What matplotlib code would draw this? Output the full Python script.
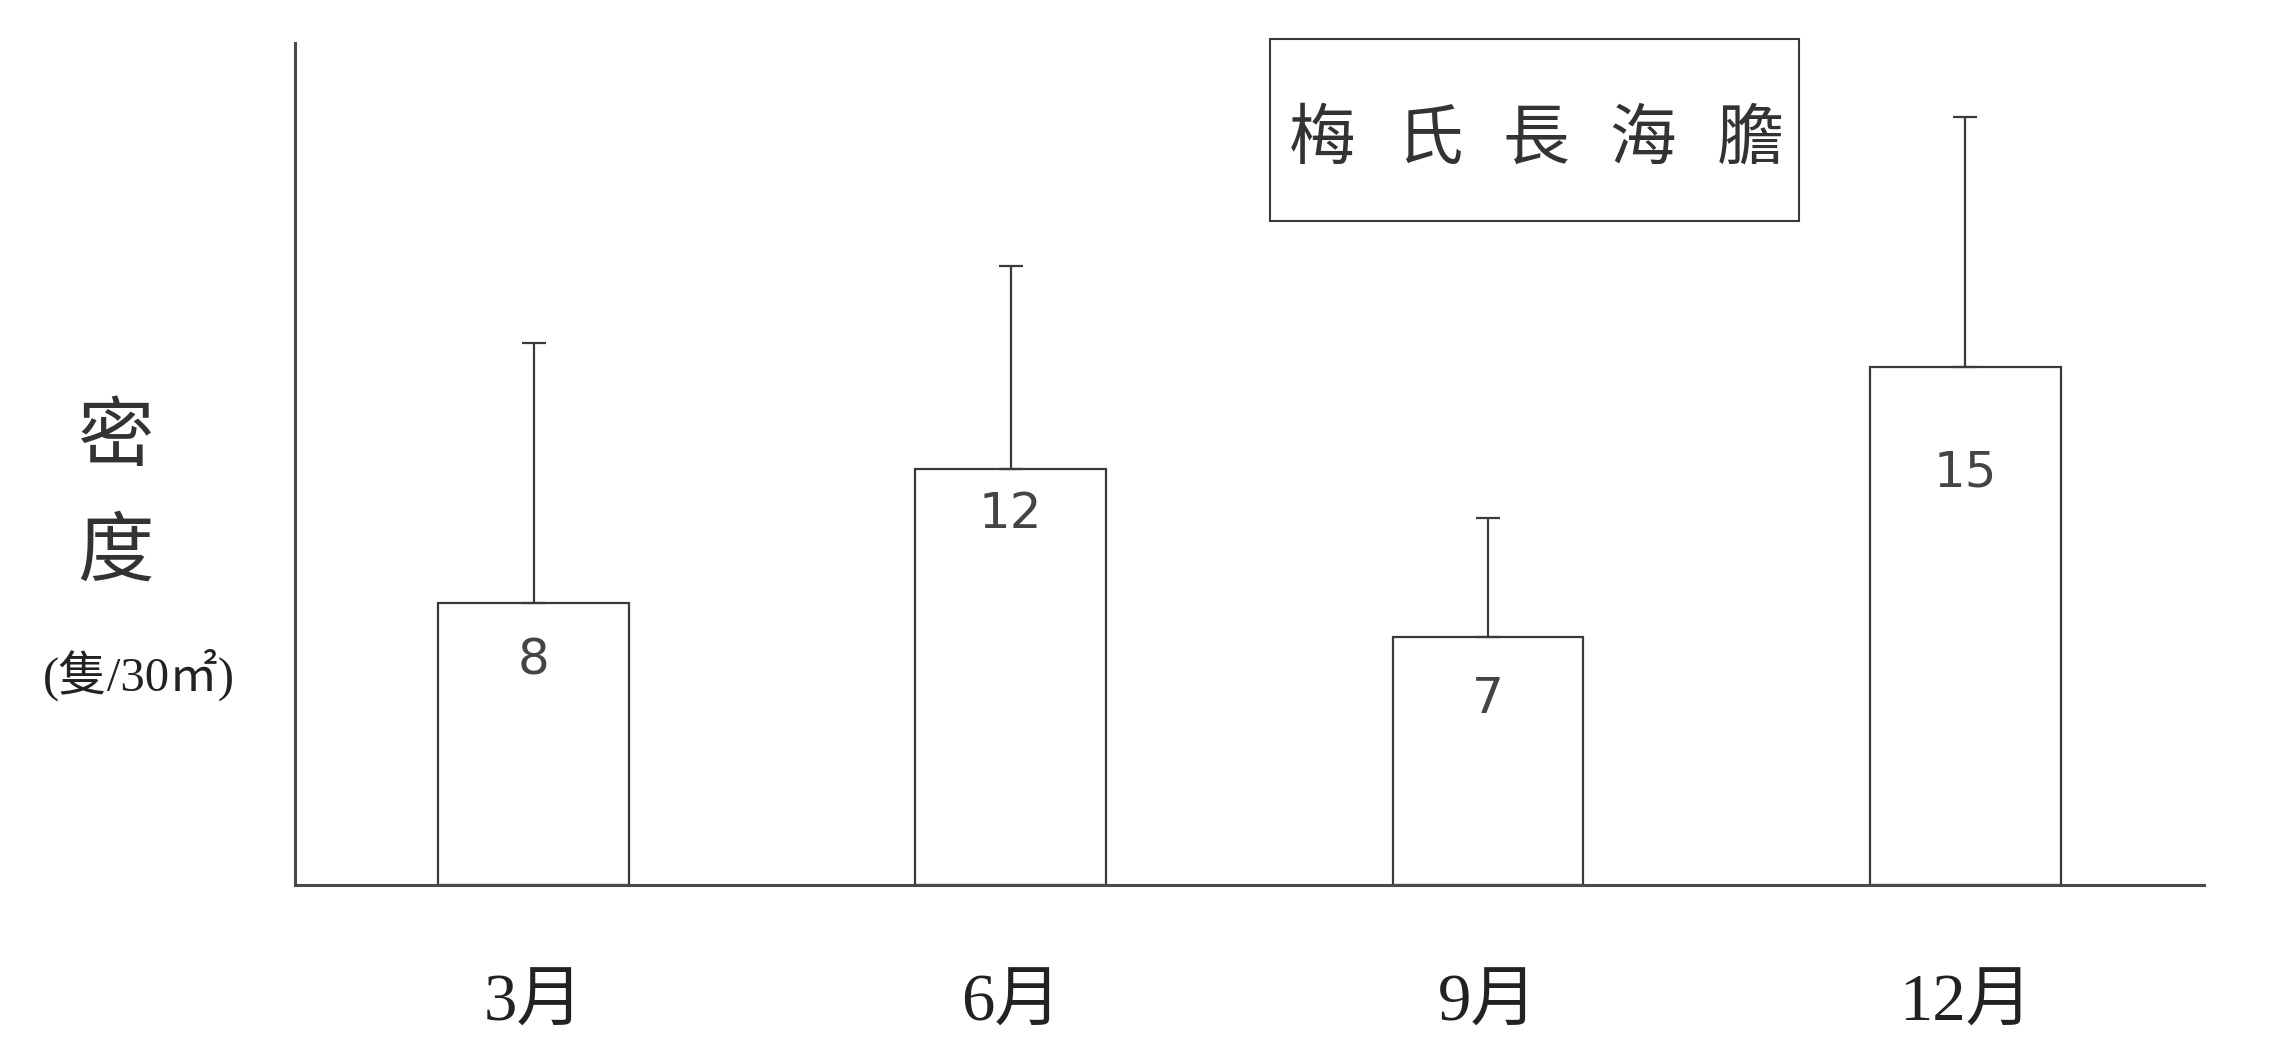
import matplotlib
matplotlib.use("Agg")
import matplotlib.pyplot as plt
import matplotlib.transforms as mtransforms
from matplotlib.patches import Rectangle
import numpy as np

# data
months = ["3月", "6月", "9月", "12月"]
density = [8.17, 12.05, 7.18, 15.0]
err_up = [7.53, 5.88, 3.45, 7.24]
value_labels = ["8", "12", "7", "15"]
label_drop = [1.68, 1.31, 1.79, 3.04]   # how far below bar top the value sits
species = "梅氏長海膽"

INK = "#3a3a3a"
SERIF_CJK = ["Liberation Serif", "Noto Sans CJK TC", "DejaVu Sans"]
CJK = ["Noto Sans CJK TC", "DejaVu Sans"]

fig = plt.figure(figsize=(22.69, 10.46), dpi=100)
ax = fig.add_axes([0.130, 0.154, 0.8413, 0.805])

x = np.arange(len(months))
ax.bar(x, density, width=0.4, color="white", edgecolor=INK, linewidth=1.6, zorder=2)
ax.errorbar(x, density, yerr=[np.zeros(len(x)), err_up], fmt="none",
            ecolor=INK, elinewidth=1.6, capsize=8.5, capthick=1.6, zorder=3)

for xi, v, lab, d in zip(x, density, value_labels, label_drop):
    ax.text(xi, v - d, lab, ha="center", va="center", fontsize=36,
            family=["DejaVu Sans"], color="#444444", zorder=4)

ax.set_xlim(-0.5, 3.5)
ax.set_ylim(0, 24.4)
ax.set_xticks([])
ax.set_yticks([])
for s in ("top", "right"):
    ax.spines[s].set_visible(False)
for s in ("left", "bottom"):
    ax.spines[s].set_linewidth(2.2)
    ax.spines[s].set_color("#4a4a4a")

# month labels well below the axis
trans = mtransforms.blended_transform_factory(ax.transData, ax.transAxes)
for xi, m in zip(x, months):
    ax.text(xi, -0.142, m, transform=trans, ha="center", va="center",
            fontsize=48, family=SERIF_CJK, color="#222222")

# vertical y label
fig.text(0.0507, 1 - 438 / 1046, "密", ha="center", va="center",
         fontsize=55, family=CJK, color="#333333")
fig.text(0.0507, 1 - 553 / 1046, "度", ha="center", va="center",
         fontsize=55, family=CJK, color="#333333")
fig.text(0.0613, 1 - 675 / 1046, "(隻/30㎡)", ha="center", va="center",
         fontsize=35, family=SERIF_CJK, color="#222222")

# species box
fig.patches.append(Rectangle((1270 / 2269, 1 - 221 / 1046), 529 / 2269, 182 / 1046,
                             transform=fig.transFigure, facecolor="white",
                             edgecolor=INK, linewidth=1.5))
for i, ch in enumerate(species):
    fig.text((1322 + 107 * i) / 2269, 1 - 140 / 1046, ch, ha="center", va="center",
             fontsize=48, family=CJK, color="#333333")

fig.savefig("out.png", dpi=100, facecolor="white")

### Exercise
Search the listing for the word "matplotlib" and return each line that holds it.

### Final result
What matplotlib code would draw this? Output the full Python script.
import matplotlib
matplotlib.use("Agg")
import matplotlib.pyplot as plt
import matplotlib.transforms as mtransforms
from matplotlib.patches import Rectangle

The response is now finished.